-- START OF Given information --
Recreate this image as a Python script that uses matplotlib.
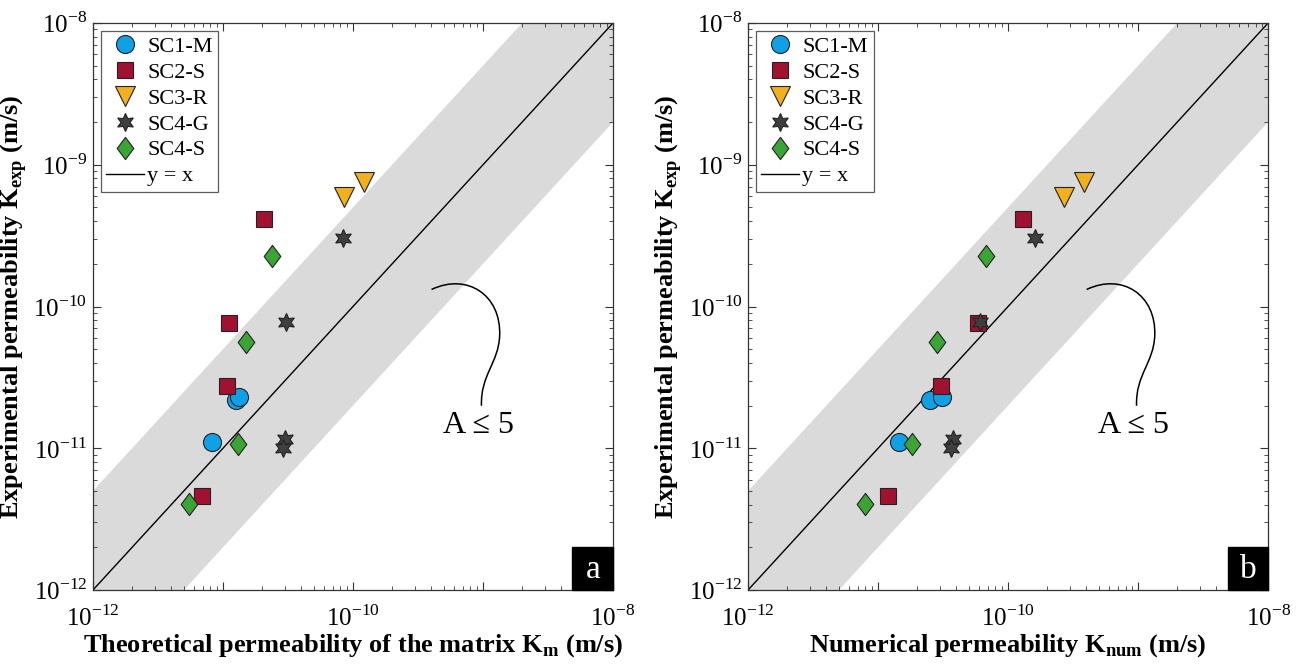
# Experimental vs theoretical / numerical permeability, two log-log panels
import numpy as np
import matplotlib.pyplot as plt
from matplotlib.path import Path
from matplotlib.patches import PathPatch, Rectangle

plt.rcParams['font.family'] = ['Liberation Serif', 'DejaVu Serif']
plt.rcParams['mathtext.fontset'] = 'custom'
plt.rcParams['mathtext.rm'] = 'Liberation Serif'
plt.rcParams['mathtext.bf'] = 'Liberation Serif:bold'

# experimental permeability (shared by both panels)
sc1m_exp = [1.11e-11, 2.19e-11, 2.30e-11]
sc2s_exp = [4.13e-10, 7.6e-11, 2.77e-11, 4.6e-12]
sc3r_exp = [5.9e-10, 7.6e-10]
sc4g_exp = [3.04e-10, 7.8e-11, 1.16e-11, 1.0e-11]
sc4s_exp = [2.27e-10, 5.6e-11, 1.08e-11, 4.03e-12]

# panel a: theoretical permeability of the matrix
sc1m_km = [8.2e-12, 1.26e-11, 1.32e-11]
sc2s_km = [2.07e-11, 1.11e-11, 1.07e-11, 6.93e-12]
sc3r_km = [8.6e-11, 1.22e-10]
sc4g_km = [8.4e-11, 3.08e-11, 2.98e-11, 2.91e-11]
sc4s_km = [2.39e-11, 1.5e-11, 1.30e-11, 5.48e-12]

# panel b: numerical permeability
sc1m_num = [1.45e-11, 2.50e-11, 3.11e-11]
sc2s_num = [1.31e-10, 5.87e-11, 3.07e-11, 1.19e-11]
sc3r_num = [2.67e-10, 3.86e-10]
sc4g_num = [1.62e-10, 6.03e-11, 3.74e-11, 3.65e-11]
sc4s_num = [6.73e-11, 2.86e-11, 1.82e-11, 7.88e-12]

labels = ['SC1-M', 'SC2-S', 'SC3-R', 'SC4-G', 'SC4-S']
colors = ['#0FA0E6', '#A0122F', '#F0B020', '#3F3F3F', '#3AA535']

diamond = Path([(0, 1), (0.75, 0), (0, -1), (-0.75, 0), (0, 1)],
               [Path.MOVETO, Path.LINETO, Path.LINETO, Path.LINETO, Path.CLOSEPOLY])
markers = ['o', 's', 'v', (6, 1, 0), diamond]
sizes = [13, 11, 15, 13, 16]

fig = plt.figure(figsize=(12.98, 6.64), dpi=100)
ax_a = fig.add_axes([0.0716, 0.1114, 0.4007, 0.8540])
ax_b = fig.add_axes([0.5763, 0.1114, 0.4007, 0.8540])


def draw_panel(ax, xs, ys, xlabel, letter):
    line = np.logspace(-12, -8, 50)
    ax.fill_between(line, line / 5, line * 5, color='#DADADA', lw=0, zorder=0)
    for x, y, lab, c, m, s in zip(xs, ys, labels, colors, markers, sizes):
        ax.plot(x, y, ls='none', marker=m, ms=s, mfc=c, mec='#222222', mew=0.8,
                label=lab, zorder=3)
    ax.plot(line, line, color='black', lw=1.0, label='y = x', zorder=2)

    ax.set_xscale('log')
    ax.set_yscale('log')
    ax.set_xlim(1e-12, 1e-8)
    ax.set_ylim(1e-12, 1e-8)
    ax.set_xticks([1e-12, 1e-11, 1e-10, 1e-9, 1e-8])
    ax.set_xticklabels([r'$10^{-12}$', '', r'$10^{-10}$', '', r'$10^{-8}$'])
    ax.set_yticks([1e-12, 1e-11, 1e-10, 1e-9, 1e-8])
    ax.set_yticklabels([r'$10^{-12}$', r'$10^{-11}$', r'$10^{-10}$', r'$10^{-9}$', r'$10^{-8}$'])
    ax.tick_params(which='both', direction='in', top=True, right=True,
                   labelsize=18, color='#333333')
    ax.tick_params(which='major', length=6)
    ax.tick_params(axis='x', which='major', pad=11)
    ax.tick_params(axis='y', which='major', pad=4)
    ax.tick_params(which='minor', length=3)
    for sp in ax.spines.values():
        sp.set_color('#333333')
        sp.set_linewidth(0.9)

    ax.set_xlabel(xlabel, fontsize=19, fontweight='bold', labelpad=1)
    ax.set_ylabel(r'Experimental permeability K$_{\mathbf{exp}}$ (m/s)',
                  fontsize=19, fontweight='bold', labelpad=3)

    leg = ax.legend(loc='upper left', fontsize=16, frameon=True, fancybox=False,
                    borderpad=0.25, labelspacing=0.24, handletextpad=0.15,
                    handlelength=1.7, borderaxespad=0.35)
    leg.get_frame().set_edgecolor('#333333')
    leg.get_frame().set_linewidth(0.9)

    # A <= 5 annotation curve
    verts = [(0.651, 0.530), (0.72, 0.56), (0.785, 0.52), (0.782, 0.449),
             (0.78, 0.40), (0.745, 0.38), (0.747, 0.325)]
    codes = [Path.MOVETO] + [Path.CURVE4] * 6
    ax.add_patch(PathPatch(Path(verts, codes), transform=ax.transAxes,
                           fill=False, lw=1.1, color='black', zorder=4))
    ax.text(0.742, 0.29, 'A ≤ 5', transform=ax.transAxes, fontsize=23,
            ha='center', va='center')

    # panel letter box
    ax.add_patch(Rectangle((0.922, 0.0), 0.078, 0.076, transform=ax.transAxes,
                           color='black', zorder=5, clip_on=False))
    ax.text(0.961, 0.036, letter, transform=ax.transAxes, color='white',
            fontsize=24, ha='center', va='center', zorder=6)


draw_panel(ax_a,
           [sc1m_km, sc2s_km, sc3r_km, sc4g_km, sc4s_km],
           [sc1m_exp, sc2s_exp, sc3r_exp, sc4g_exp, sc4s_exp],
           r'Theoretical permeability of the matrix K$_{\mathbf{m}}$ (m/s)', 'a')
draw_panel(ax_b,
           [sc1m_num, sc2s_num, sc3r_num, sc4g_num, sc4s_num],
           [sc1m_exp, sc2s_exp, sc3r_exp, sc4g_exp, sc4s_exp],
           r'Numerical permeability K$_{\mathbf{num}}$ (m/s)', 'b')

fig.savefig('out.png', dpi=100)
-- END OF Given information --
Tally up how many lines in the preceding listing contain the word "matplotlib". Give nothing but the number.

4